**YOUR INSTRUCTIONS**
Make an exact copy of all the material below, apart from the pictures.

**SUPPLIED MATERIAL**
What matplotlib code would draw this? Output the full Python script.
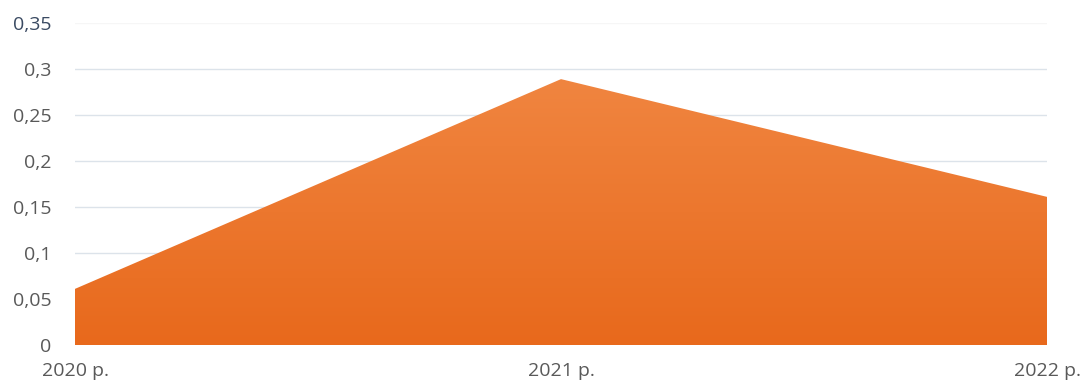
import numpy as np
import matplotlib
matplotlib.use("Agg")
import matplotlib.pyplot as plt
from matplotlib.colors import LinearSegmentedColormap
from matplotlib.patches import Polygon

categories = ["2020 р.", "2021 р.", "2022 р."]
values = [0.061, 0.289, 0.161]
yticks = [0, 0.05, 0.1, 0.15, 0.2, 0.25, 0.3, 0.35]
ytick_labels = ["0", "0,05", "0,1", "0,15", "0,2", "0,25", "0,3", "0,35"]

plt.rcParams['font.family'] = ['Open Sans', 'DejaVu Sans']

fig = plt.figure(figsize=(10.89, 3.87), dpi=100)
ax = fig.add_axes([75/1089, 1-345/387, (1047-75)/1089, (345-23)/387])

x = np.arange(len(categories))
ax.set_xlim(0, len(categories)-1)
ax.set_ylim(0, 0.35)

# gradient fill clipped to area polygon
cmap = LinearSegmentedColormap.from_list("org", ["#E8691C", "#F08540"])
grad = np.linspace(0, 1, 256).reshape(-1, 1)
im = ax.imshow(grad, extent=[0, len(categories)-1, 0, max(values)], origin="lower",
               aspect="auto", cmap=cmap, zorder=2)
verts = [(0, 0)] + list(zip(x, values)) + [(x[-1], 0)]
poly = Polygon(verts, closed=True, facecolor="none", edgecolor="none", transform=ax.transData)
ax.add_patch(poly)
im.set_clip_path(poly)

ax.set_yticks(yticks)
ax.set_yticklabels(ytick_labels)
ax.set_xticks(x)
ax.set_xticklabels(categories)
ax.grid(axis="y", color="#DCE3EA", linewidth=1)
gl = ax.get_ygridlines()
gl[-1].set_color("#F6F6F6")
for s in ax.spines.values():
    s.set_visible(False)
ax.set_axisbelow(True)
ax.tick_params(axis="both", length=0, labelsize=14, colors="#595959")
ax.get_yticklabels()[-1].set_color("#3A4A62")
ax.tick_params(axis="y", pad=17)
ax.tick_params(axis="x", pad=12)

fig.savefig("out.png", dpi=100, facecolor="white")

**THE ANSWER**
What matplotlib code would draw this? Output the full Python script.
import numpy as np
import matplotlib
matplotlib.use("Agg")
import matplotlib.pyplot as plt
from matplotlib.colors import LinearSegmentedColormap
from matplotlib.patches import Polygon

categories = ["2020 р.", "2021 р.", "2022 р."]
values = [0.061, 0.289, 0.161]
yticks = [0, 0.05, 0.1, 0.15, 0.2, 0.25, 0.3, 0.35]
ytick_labels = ["0", "0,05", "0,1", "0,15", "0,2", "0,25", "0,3", "0,35"]

plt.rcParams['font.family'] = ['Open Sans', 'DejaVu Sans']

fig = plt.figure(figsize=(10.89, 3.87), dpi=100)
ax = fig.add_axes([75/1089, 1-345/387, (1047-75)/1089, (345-23)/387])

x = np.arange(len(categories))
ax.set_xlim(0, len(categories)-1)
ax.set_ylim(0, 0.35)

# gradient fill clipped to area polygon
cmap = LinearSegmentedColormap.from_list("org", ["#E8691C", "#F08540"])
grad = np.linspace(0, 1, 256).reshape(-1, 1)
im = ax.imshow(grad, extent=[0, len(categories)-1, 0, max(values)], origin="lower",
               aspect="auto", cmap=cmap, zorder=2)
verts = [(0, 0)] + list(zip(x, values)) + [(x[-1], 0)]
poly = Polygon(verts, closed=True, facecolor="none", edgecolor="none", transform=ax.transData)
ax.add_patch(poly)
im.set_clip_path(poly)

ax.set_yticks(yticks)
ax.set_yticklabels(ytick_labels)
ax.set_xticks(x)
ax.set_xticklabels(categories)
ax.grid(axis="y", color="#DCE3EA", linewidth=1)
gl = ax.get_ygridlines()
gl[-1].set_color("#F6F6F6")
for s in ax.spines.values():
    s.set_visible(False)
ax.set_axisbelow(True)
ax.tick_params(axis="both", length=0, labelsize=14, colors="#595959")
ax.get_yticklabels()[-1].set_color("#3A4A62")
ax.tick_params(axis="y", pad=17)
ax.tick_params(axis="x", pad=12)

fig.savefig("out.png", dpi=100, facecolor="white")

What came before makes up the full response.